Justin Daniel : Parce qu'il ne s'agit pas simplement d'une question de moyens. Dans cette affaire, il y a une dimension symbolique très forte. Il ne faut pas oublier que, particulièrement à la Martinique, l'empoisonnement au chlordécone et le scandale qui a suivi mettent en scène des acteurs socio-historiques. Et d'une façon ou d'une autre, l'imaginaire collectif hérité de cette histoire difficile, de ce passé qui ne passe pas, explique pourquoi la politique de l'Etat n'est pas suffisante (...)

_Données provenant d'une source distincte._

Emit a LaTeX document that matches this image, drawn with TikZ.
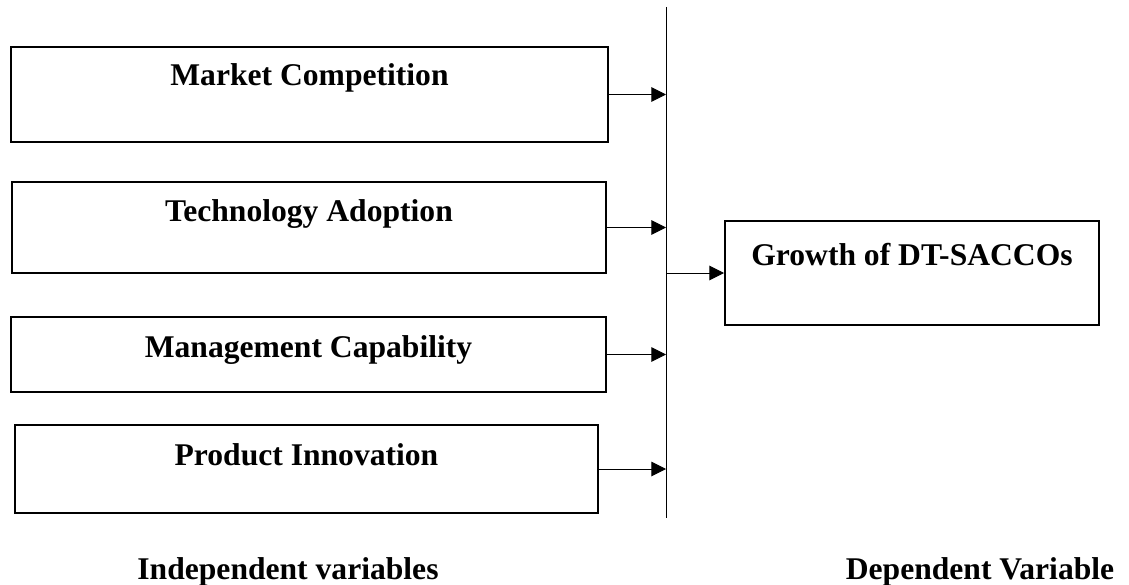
\documentclass[tikz,border=0pt]{standalone}
\usepackage{fontspec}
\setmainfont{Liberation Serif}
\usetikzlibrary{arrows.meta}

\tikzset{every picture/.style={line width=0.75pt}}
\tikzset{
  varbox/.style={draw, line width=1.5pt, inner sep=0pt},
  varlabel/.style={anchor=base, inner sep=0.75pt, font=\fontsize{23.7}{28}\selectfont\bfseries},
  conn/.style={-{Triangle[length=11pt,width=11pt]}, line width=0.75pt}
}

\begin{document}
\begin{tikzpicture}[x=0.75pt,y=0.75pt,yscale=-1,xscale=1]
            %set diagram left start at 0, and has height of 585
            \useasboundingbox (0,0) rectangle (1129,585);

            %Shape: Rectangle [id:mc] 
            \node [varbox, minimum width=447.75pt, minimum height=71.25pt] (mc) at (309.5,94.5) {};
            %Shape: Rectangle [id:ta] 
            \node [varbox, minimum width=445pt, minimum height=68.25pt] (ta) at (309,227.5) {};
            %Shape: Rectangle [id:mcap] 
            \node [varbox, minimum width=446.25pt, minimum height=56.25pt] (mcap) at (308.5,354.5) {};
            %Shape: Rectangle [id:pi] 
            \node [varbox, minimum width=437.25pt, minimum height=66pt] (pi) at (306.5,469) {};
            %Shape: Rectangle [id:growth] 
            \node [varbox, minimum width=280.5pt, minimum height=78pt] (growth) at (912,273) {};

            %Straight Lines [id:bus] 
            \coordinate (bus-top) at (666,7);
            \coordinate (bus-bot) at (666,518);
            \draw (bus-top) -- (bus-bot) ;

            %Straight Lines [id:arrows into bus] 
            \draw [conn] (mc.east) -- (mc.east -| bus-top) ;
            \draw [conn] (ta.east) -- (ta.east -| bus-top) ;
            \draw [conn] (mcap.east) -- (mcap.east -| bus-top) ;
            \draw [conn] (pi.east) -- (pi.east -| bus-top) ;
            %Straight Lines [id:arrow out of bus] 
            \draw [conn] (growth.west -| bus-top) -- (growth.west) ;

            % Text Node (yshift runs downwards here, yscale=-1)
            \node [varlabel] (mc-t) at ([yshift=30pt]mc.north) {Market Competition};
            % Text Node
            \node [varlabel] (ta-t) at ([yshift=30pt]ta.north) {Technology Adoption};
            % Text Node
            \node [varlabel] (mcap-t) at ([yshift=30.75pt]mcap.north) {Management Capability};
            % Text Node
            \node [varlabel] (pi-t) at ([yshift=30.75pt]pi.north) {Product Innovation};
            % Text Node
            \node [varlabel] (growth-t) at ([yshift=33.75pt]growth.north) {Growth of DT-SACCOs};
            % Text Node
            \node [varlabel] (indep) at (288,579) {Independent variables};
            % Text Node
            \node [varlabel] (dep) at (980,579) {Dependent Variable};
\end{tikzpicture}
\end{document}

Cette dimension symbolique explique pourquoi certains exigent, au-delà des politiques publiques mises en oeuvre (...), une forme de réparation y compris sur le plan symbolique et que justice soit rendue.
La population identifie très clairement des responsables à différents niveaux: ceux qui ont importé cette molécule, ceux qui ont assuré son utilisation en dépit des interdictions et puis il y a le rôle joué par les décideurs à différentes échelles.
Depuis cette crise, des associations et des collectifs citoyens se sont dotés de leur propre expertise et n'abordent pas simplement la question sous l'angle judiciaire (...) ils considèrent que, quoi qu'il advienne, il s'agit avant tout d'une décision politique. L'interrogation ne porte pas uniquement sur la faillite ou pas de la procédure qui a été suivie sur le plan judiciaire, elle porte sur la capacité de l'Etat à apporter une réponse politique à la situation. C'est ça qui est aussi en cause."